## [PROBLEM TO SOLVE]
Only the lines from the start of the data through the line containing "1135], [97.5, 1150]];" should be written out, exactly as they are, with both ends included and the pictures left out.

....

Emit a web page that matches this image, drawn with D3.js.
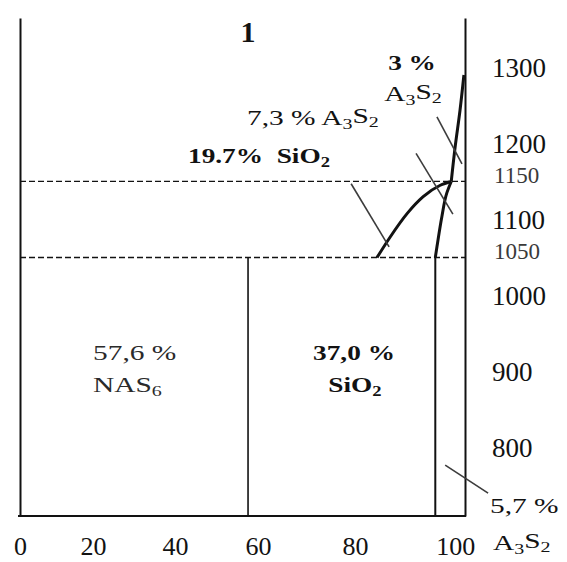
<!DOCTYPE html>
<html>
<head>
<meta charset="utf-8">
<script src="https://cdn.jsdelivr.net/npm/d3@7"></script>
<style>
  html, body { margin: 0; padding: 0; background: #fff; }
  svg { display: block; font-family: "Liberation Serif", "Times New Roman", serif; }
</style>
</head>
<body>
<svg id="chart" width="567" height="562"></svg>
<script>
// Composition axis (cumulative %, piecewise) and temperature axis (°C)
const xTicks = [0, 20, 40, 60, 80, 100];
const yTicksMajor = [800, 900, 1000, 1100, 1200, 1300];
const yTicksMinor = [1050, 1150];
const isotherms = [1050, 1150];

// Phase shares at room temperature
const phaseNames = ["NAS_6", "SiO_2", "A_3S_2"];
const phaseShares = [57.6, 37.0, 5.7];

// Liquidus towards SiO2 (from 1050 °C up to the 1150 °C point)
const liquidusSiO2 = [[84.0, 1050], [86.4, 1077], [89.5, 1108], [92.4, 1130], [95.5, 1145], [97.5, 1150]];
// Liquidus towards A3S2 (from 1150 °C up to ~1290 °C)
const liquidusA3S2 = [[97.5, 1150], [98.2, 1195], [99.1, 1244], [99.8, 1290]];
// SiO2 / A3S2 field boundary above 1050 °C
const boundaryUpper = [[94.6, 1050], [94.9, 1064], [95.8, 1104], [96.7, 1135], [97.5, 1150]];

// Leader lines for the annotations
const leaders = [
  [[79.2, 1147], [86.2, 1064]],
  [[91.1, 1187], [97.8, 1107]],
  [[94.9, 1235], [99.45, 1173]],
  [[96.4, 777], [104.2, 740]]
];

const svg = d3.select("#chart");

const x = d3.scaleLinear()
  .domain(xTicks)
  .range([20, 93, 175, 258, 355, 465]);

const y = d3.scaleLinear()
  .domain([710, 1365])
  .range([516, 18]);

const ink = "#121212";

// Field boundaries at 57.6 and 94.6 %
const cumShares = d3.cumsum(phaseShares);
const b1 = cumShares[0];
const b2 = +(cumShares[0] + phaseShares[1]).toFixed(1);

// Left frame
svg.append("g")
  .attr("transform", `translate(${x(0)},0)`)
  .call(d3.axisLeft(y).tickValues([]).tickSize(0).tickSizeOuter(0))
  .call(g => g.select(".domain").attr("stroke", ink).attr("stroke-width", 2));

// Bottom axis
const xAxis = svg.append("g")
  .attr("transform", `translate(0,${y(710)})`)
  .call(d3.axisBottom(x).tickValues(xTicks).tickSize(0).tickSizeOuter(0).tickPadding(21).tickFormat(d3.format("d")));
xAxis.select(".domain").attr("stroke", ink).attr("stroke-width", 2).attr("d", `M${x(0) - 2},0H${x(100) + 1}`);
xAxis.selectAll("text")
  .attr("font-family", "Liberation Serif")
  .attr("font-size", 26)
  .attr("fill", ink);
xAxis.selectAll(".tick").filter(d => d === 100).select("text").attr("dx", "-0.38em");

// Right axis: major temperatures
const yAxis = svg.append("g")
  .attr("transform", `translate(${x(100)},0)`)
  .call(d3.axisRight(y).tickValues(yTicksMajor).tickSize(0).tickSizeOuter(0).tickPadding(27).tickFormat(d3.format("d")));
yAxis.select(".domain").attr("stroke", ink).attr("stroke-width", 2);
yAxis.selectAll("text")
  .attr("font-family", "Liberation Serif")
  .attr("font-size", 27)
  .attr("fill", ink);

// Right axis: isotherm temperatures
const yAxisMinor = svg.append("g")
  .attr("transform", `translate(${x(100)},0)`)
  .call(d3.axisRight(y).tickValues(yTicksMinor).tickSize(0).tickPadding(29).tickFormat(d3.format("d")));
yAxisMinor.select(".domain").remove();
yAxisMinor.selectAll("text")
  .attr("font-family", "Liberation Serif")
  .attr("font-size", 23)
  .attr("fill", "#3a3a3a")
  .attr("dy", "0.05em");

// Isotherms
svg.append("g").selectAll("line")
  .data(isotherms)
  .join("line")
  .attr("x1", x(0)).attr("x2", x(100))
  .attr("y1", d => y(d)).attr("y2", d => y(d))
  .attr("stroke", ink)
  .attr("stroke-width", 1.3)
  .attr("stroke-dasharray", "6,3");

// NAS6 / SiO2 boundary
svg.append("line")
  .attr("x1", x(b1)).attr("x2", x(b1))
  .attr("y1", y(710)).attr("y2", y(1050))
  .attr("stroke", ink).attr("stroke-width", 1.6);

// SiO2 / A3S2 boundary, lower straight part
svg.append("line")
  .attr("x1", x(b2)).attr("x2", x(b2))
  .attr("y1", y(710)).attr("y2", y(1050))
  .attr("stroke", ink).attr("stroke-width", 2);

const lineX = d3.line().x(d => x(d[0])).y(d => y(d[1])).curve(d3.curveMonotoneX);
const lineY = d3.line().x(d => x(d[0])).y(d => y(d[1])).curve(d3.curveMonotoneY);

svg.append("path").datum(liquidusSiO2).attr("d", lineX)
  .attr("fill", "none").attr("stroke", ink).attr("stroke-width", 3);
svg.append("path").datum(liquidusA3S2).attr("d", lineY)
  .attr("fill", "none").attr("stroke", ink).attr("stroke-width", 3);
svg.append("path").datum(boundaryUpper).attr("d", lineY)
  .attr("fill", "none").attr("stroke", ink).attr("stroke-width", 3);

// Leader lines
svg.append("g").selectAll("line")
  .data(leaders)
  .join("line")
  .attr("x1", d => x(d[0][0])).attr("y1", d => y(d[0][1]))
  .attr("x2", d => x(d[1][0])).attr("y2", d => y(d[1][1]))
  .attr("stroke", "#3c3c3c").attr("stroke-width", 1.6);

// Text with "_n" subscripts, slightly widened
function note(px, py, str, opts = {}) {
  const t = svg.append("text")
    .attr("transform", `translate(${px},${py}) scale(${opts.sx || 1.4},1)`)
    .attr("text-anchor", opts.anchor || "start")
    .attr("font-size", opts.size || 21)
    .attr("font-weight", opts.bold ? "bold" : "normal")
    .attr("fill", opts.fill || ink)
    .style("white-space", "pre");
  const parts = str.split(/(_\d)/).filter(s => s.length);
  let sub = false;
  parts.forEach(p => {
    if (p[0] === "_") {
      t.append("tspan").attr("dy", "0.28em").attr("font-size", "0.68em").text(p.slice(1));
      sub = true;
    } else {
      const ts = t.append("tspan").text(p);
      if (sub) ts.attr("dy", "-0.28em");
      sub = false;
    }
  });
  return t;
}

const pct = v => d3.format(".1f")(v).replace(".", ",") + " %";

// Title
svg.append("text")
  .attr("x", 248).attr("y", 42)
  .attr("text-anchor", "middle")
  .attr("font-size", 30).attr("font-weight", "bold")
  .attr("fill", ink)
  .text("1");

// Field labels
note(93, 360, pct(phaseShares[0]), { fill: "#2a2a2a" });
note(93, 392, phaseNames[0], { fill: "#2a2a2a" });
note(354, 360, pct(phaseShares[1]), { anchor: "middle", bold: true, sx: 1.3 });
note(355, 392, phaseNames[1], { anchor: "middle", bold: true, sx: 1.3 });

// Liquid-region annotations
note(412, 70, "3 %", { anchor: "middle", bold: true, sx: 1.3 });
note(413, 101, "A_3S_2", { anchor: "middle" });
note(247, 125, "7,3 % A_3S_2");
note(188, 163, "19.7%\u00a0\u00a0SiO_2", { bold: true, sx: 1.3 });

// Room-temperature A3S2 share
note(490, 513, pct(phaseShares[2]));
note(493, 550, "A_3S_2");
</script>
</body>
</html>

....

## [EXERCISE SOLUTION]
Emit a web page that matches this image, drawn with D3.js.
<!DOCTYPE html>
<html>
<head>
<meta charset="utf-8">
<script src="https://cdn.jsdelivr.net/npm/d3@7"></script>
<style>
  html, body { margin: 0; padding: 0; background: #fff; }
  svg { display: block; font-family: "Liberation Serif", "Times New Roman", serif; }
</style>
</head>
<body>
<svg id="chart" width="567" height="562"></svg>
<script>
// Composition axis (cumulative %, piecewise) and temperature axis (°C)
const xTicks = [0, 20, 40, 60, 80, 100];
const yTicksMajor = [800, 900, 1000, 1100, 1200, 1300];
const yTicksMinor = [1050, 1150];
const isotherms = [1050, 1150];

// Phase shares at room temperature
const phaseNames = ["NAS_6", "SiO_2", "A_3S_2"];
const phaseShares = [57.6, 37.0, 5.7];

// Liquidus towards SiO2 (from 1050 °C up to the 1150 °C point)
const liquidusSiO2 = [[84.0, 1050], [86.4, 1077], [89.5, 1108], [92.4, 1130], [95.5, 1145], [97.5, 1150]];
// Liquidus towards A3S2 (from 1150 °C up to ~1290 °C)
const liquidusA3S2 = [[97.5, 1150], [98.2, 1195], [99.1, 1244], [99.8, 1290]];
// SiO2 / A3S2 field boundary above 1050 °C
const boundaryUpper = [[94.6, 1050], [94.9, 1064], [95.8, 1104], [96.7, 1135], [97.5, 1150]];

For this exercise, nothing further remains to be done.